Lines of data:
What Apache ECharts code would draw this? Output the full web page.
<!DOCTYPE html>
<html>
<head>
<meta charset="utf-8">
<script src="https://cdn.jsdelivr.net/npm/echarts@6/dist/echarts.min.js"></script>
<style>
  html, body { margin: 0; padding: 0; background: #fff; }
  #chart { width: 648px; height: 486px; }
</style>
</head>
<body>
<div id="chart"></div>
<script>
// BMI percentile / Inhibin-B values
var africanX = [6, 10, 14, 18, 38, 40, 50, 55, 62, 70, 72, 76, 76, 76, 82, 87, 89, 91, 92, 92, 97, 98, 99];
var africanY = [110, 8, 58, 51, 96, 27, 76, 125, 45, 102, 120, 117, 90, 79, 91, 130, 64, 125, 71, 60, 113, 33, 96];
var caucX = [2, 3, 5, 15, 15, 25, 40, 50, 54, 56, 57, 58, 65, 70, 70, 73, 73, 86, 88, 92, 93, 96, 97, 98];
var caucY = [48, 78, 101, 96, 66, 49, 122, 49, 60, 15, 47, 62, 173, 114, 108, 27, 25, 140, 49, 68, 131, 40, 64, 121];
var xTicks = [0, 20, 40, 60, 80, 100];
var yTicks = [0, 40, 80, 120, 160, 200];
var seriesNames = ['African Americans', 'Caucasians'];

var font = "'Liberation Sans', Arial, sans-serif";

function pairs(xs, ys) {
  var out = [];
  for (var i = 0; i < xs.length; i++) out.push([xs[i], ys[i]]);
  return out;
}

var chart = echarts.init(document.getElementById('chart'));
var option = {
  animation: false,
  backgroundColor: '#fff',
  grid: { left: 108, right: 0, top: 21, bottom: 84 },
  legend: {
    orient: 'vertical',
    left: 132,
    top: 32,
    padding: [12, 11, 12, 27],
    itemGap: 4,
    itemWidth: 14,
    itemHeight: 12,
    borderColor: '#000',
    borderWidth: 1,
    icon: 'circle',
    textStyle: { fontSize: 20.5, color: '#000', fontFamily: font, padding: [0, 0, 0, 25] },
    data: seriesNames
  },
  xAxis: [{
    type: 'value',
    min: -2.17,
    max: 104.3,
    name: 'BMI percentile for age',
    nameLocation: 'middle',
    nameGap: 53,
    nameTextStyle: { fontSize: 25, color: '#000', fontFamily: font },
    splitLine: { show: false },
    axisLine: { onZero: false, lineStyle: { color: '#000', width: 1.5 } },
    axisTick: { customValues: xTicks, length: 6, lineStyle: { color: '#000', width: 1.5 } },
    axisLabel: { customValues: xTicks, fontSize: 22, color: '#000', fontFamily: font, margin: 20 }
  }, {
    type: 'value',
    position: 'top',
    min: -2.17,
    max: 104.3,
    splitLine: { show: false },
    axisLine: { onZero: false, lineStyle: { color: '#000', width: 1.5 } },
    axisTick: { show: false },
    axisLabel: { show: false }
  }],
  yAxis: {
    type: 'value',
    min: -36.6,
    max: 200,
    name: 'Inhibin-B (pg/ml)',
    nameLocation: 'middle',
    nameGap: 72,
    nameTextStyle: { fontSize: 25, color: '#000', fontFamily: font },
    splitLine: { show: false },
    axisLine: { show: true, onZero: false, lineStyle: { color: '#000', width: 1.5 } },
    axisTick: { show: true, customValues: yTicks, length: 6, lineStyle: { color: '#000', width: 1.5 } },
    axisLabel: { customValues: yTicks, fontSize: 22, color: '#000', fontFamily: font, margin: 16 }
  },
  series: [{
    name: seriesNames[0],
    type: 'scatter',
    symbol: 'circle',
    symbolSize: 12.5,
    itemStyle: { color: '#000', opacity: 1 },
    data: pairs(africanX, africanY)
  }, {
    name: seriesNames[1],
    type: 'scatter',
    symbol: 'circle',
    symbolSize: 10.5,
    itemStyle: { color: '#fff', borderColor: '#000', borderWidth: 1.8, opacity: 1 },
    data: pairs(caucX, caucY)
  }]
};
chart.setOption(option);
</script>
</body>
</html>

---

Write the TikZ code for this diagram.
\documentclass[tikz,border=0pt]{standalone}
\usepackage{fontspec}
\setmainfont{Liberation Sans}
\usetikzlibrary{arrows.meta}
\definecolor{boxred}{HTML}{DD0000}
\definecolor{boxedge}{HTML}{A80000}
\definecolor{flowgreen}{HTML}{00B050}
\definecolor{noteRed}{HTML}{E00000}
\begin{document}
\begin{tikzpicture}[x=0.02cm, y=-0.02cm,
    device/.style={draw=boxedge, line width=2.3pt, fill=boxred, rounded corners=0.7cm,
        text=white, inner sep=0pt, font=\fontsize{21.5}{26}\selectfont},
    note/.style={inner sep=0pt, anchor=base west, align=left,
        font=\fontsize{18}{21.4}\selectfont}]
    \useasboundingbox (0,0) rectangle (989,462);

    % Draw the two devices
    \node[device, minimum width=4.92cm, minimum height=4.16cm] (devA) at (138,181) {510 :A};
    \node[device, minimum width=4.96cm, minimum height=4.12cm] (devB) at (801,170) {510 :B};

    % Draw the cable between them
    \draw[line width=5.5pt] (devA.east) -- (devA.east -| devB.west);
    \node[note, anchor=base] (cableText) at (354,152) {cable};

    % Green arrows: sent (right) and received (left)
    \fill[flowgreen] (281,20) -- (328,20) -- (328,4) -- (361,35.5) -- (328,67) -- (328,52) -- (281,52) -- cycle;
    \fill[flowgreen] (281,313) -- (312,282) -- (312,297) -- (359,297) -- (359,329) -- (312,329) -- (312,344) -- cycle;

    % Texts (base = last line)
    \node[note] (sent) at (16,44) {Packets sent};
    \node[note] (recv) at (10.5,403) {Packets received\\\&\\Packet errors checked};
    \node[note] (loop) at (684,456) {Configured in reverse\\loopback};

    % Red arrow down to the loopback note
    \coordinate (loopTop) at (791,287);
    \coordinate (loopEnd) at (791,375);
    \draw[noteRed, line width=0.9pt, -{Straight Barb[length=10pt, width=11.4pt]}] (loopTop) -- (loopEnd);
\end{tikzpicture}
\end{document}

Exercise objective: Exactly repeat the lines from the line with "Write the TikZ code for this diagram." to the line with "(loop) at (684,456)", including both, and output nothing else.

The reply:
Write the TikZ code for this diagram.
\documentclass[tikz,border=0pt]{standalone}
\usepackage{fontspec}
\setmainfont{Liberation Sans}
\usetikzlibrary{arrows.meta}
\definecolor{boxred}{HTML}{DD0000}
\definecolor{boxedge}{HTML}{A80000}
\definecolor{flowgreen}{HTML}{00B050}
\definecolor{noteRed}{HTML}{E00000}
\begin{document}
\begin{tikzpicture}[x=0.02cm, y=-0.02cm,
    device/.style={draw=boxedge, line width=2.3pt, fill=boxred, rounded corners=0.7cm,
        text=white, inner sep=0pt, font=\fontsize{21.5}{26}\selectfont},
    note/.style={inner sep=0pt, anchor=base west, align=left,
        font=\fontsize{18}{21.4}\selectfont}]
    \useasboundingbox (0,0) rectangle (989,462);

    % Draw the two devices
    \node[device, minimum width=4.92cm, minimum height=4.16cm] (devA) at (138,181) {510 :A};
    \node[device, minimum width=4.96cm, minimum height=4.12cm] (devB) at (801,170) {510 :B};

    % Draw the cable between them
    \draw[line width=5.5pt] (devA.east) -- (devA.east -| devB.west);
    \node[note, anchor=base] (cableText) at (354,152) {cable};

    % Green arrows: sent (right) and received (left)
    \fill[flowgreen] (281,20) -- (328,20) -- (328,4) -- (361,35.5) -- (328,67) -- (328,52) -- (281,52) -- cycle;
    \fill[flowgreen] (281,313) -- (312,282) -- (312,297) -- (359,297) -- (359,329) -- (312,329) -- (312,344) -- cycle;

    % Texts (base = last line)
    \node[note] (sent) at (16,44) {Packets sent};
    \node[note] (recv) at (10.5,403) {Packets received\\\&\\Packet errors checked};
    \node[note] (loop) at (684,456) {Configured in reverse\\loopback};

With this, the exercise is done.